BIM in a Cloud:
What structural engineers and architects need to know about cloud computing for business success
By Chris France, Associate AIA
Cloud computing was once maligned as the most overhyped tech buzzword of the year in CIO magazine (McLaughlin, 2008). Yet the technology promises to be “no less influential than e-business,” according to Gartner Inc. (2008). Defined as a computing style that provides scalable IT services using Internet technology, the trend is revolutionizing the IT industry. The reason, according to Forrester Research, is the No. 1 business benefit: Pay-as-you-go cloud computing is a cash-flow-friendly alternative to on-premise installation (Schadler, 2008).
Beyond the business benefit of significant cost savings, cloud computing has the potential to transform the way people connect and interact with employees, partners, and customers. On large-scale infrastructure projects with distributed project teams, cloud computing can provide engineers and architects with a centralized, secure computing platform for collaborative design using building information modeling (BIM). BIM in a cloud has real potential to elevate engineering and design quality and expedite workflows, while reducing engineering IT costs.

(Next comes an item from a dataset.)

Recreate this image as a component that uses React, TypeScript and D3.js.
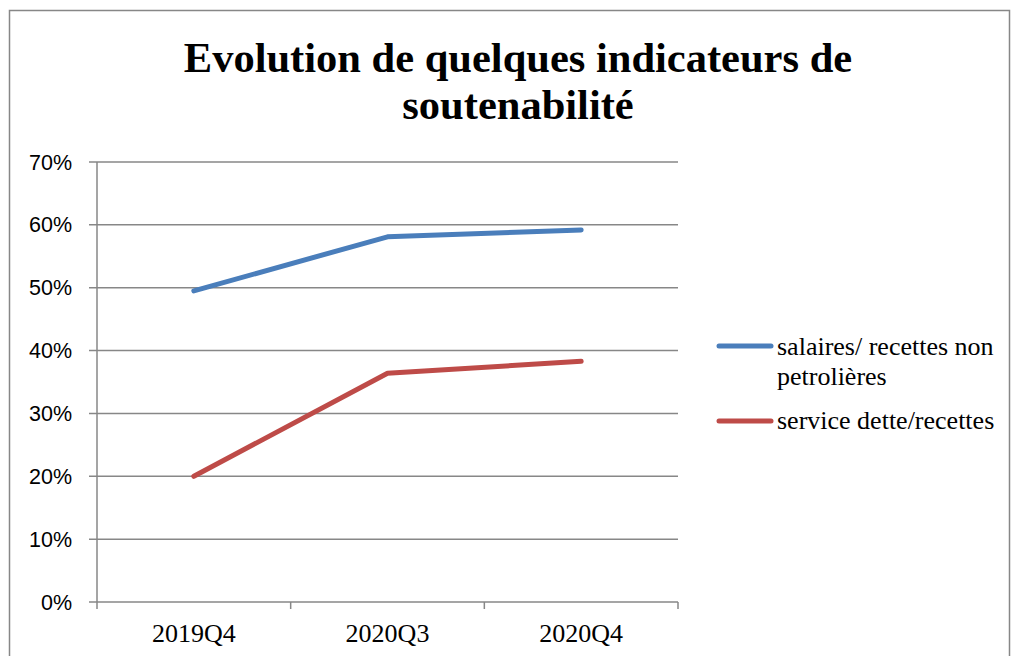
import React from 'react'
import * as d3 from 'd3'

// categories and series
const categories = ['2019Q4', '2020Q3', '2020Q4']
const salaires = [0.495, 0.581, 0.592]
const serviceDette = [0.20, 0.364, 0.383]
const yTicks = [0, 0.1, 0.2, 0.3, 0.4, 0.5, 0.6, 0.7]
const seriesNames = ['salaires/ recettes non petrolières', 'service dette/recettes']

const App = () => {
    const width = 1011
        , height = 656
    const plot = { left: 97, right: 678, top: 162, bottom: 602 }

    const xBand = d3.scaleBand().domain(categories).range([plot.left, plot.right]).padding(0)
    const xScale = (c: string) => (xBand(c) as number) + xBand.bandwidth() / 2
    const yScale = d3.scaleLinear().domain([0, 0.7]).range([plot.bottom, plot.top])

    const line = d3.line<number>()
        .x((d, i) => xScale(categories[i]))
        .y(d => yScale(d))

    const series = [
        { name: seriesNames[0], values: salaires, color: '#4A7EBB' },
        { name: seriesNames[1], values: serviceDette, color: '#BE4B48' },
    ]

    const grid = '#878787'
    const xBoundaries = [...categories.map(c => xBand(c) as number), plot.right]

    return (
        <div style={{ position: 'absolute', left: 0, top: 0 }}>
            <svg width={width} height={height} style={{ display: 'block', background: '#fff' }}>
                {/* outer border */}
                <rect x={9.5} y={10.5} width={1000} height={700} fill="none" stroke={grid} strokeWidth={1.5} />

                {/* title */}
                <text x={518} y={72} textAnchor="middle" fontFamily="'Liberation Serif', 'Times New Roman', serif"
                    fontWeight="bold" fontSize={42.5}>Evolution de quelques indicateurs de</text>
                <text x={518} y={119} textAnchor="middle" fontFamily="'Liberation Serif', 'Times New Roman', serif"
                    fontWeight="bold" fontSize={42.5}>soutenabilité</text>

                {/* gridlines + y axis */}
                {yTicks.map(t => (
                    <g key={t}>
                        <line x1={plot.left - 8} x2={plot.right} y1={yScale(t)} y2={yScale(t)} stroke={grid} strokeWidth={1.5} />
                        <text x={72} y={yScale(t)} dy="0.35em" textAnchor="end"
                            fontFamily="'Liberation Sans', Arial, sans-serif" fontSize={21.5}>{Math.round(t * 100)}%</text>
                    </g>
                ))}
                <line x1={plot.left} x2={plot.left} y1={plot.top} y2={plot.bottom} stroke={grid} strokeWidth={1.5} />

                {/* x axis ticks + labels */}
                {xBoundaries.map((x, i) => (
                    <line key={i} x1={x} x2={x} y1={plot.bottom} y2={plot.bottom + 7} stroke={grid} strokeWidth={1.5} />
                ))}
                {categories.map(c => (
                    <text key={c} x={xScale(c)} y={642} textAnchor="middle"
                        fontFamily="'Liberation Serif', 'Times New Roman', serif" fontSize={26}>{c}</text>
                ))}

                {/* lines */}
                {series.map(s => (
                    <path key={s.name} d={line(s.values) || ''} fill="none" stroke={s.color}
                        strokeWidth={5} strokeLinecap="round" strokeLinejoin="round" />
                ))}

                {/* legend */}
                <line x1={719} x2={771} y1={346} y2={346} stroke={series[0].color} strokeWidth={5} strokeLinecap="round" />
                <text x={777} y={355} fontFamily="'Liberation Serif', 'Times New Roman', serif" fontSize={26}>salaires/ recettes non</text>
                <text x={777} y={385} fontFamily="'Liberation Serif', 'Times New Roman', serif" fontSize={26}>petrolières</text>
                <line x1={719} x2={771} y1={421} y2={421} stroke={series[1].color} strokeWidth={5} strokeLinecap="round" />
                <text x={777} y={429} fontFamily="'Liberation Serif', 'Times New Roman', serif" fontSize={26}>{series[1].name}</text>
            </svg>
        </div>
    )
}
export default App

Forward-looking firms are ignoring the hype and investigating how cloud computing can contribute to their business success. This article clarifies what is meant by cloud computing in the architecture, engineering, and construction (AEC) industry; introduces the enabling technologies; explores both the business and project benefits of BIM in a cloud; and explains how to get started. A short case study illustrates how one firm successfully implemented a private cloud strategy to take BIM technology to the next level.
What is cloud computing?
Cloud computing can be broadly defined as delivering hosted IT services over the Internet (Whatis.com, 2010). According to the U.S. Institute for Standards and Technology, “[C]loud computing is a model for enabling convenient, on-demand network access to a shared pool of configurable resources — networks, servers, storage, applications, and services — that can be rapidly provided and released with minimal management effort or service provider interaction” (Haber, 2010).
Cloud computing differs from traditional hosted services in three ways. First, it is a metered service that is sold on demand. Second, it is a scalable, elastic service that stretches or shrinks in response to demand. And third, it is managed by the provider, so the infrastructure is transparent to users. All the user needs to access a public cloud is an Internet-connected computer.